Arabian horse
Saudi Arabia has found traces of a civilisation that was domesticating horses about 9,000 years ago, 4,000 years earlier than previously thought, the kingdom said. "This discovery shows that horses were domesticated in
the Arabian Peninsula for the first time, more than 9,000 years ago, whereas previous studies estimated the domestication of horses in Central Asia dating back 5,000 years, Ali al-Ghabban, vice-chairman of the Department of Museums and Antiquities, said at a news conference late Wednesday.
The remains of the civilisation were found close to Abha, in southwestern Asir province, an area known to antiquity as Arabia Felix.

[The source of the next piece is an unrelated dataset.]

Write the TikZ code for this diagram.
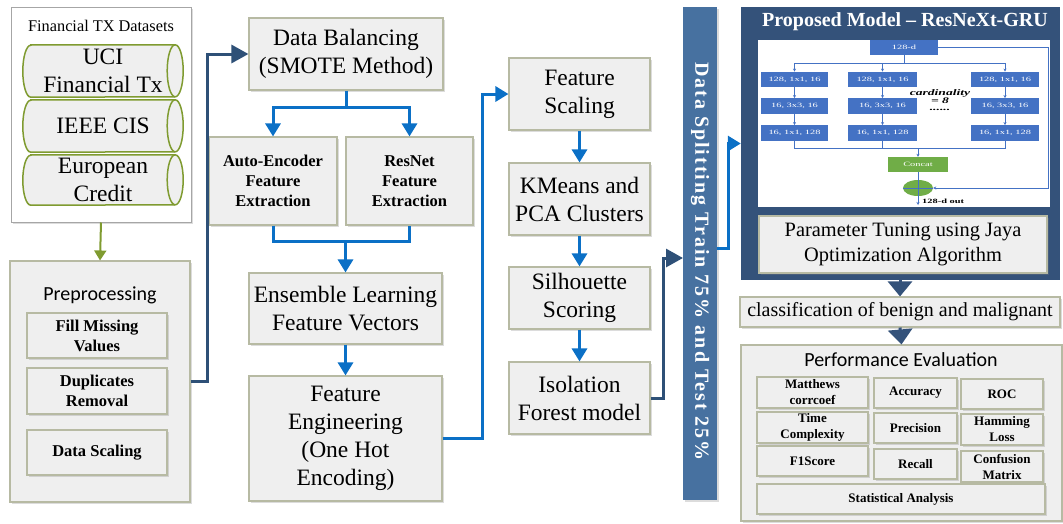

The civilisation, given the name al-Maqari, used: "methods of embalming that are totally different to known processes," Ghabban said.
Among the remains found at the site are statues of animals such as goats, dogs, hawks, and a three foot-tall bust of a horse, Ghabban said.
"A statue of an animal of this dimension, dating back to that time, has never been found anywhere in the world," Ghabban said.
He added that archaeologists also found arrowheads, stone tools, weaving tools and mortars for pounding grain, reflecting the development of that civilisation.
The remains were found in a valley that was once a riverbed, at a time when the now-arid Arabian Peninsula was more humid and fertile, the official said.
An international team of archaeologists published an article in January that suggested human beings could have been present on the Arabian Peninsula about 125,000 years ago.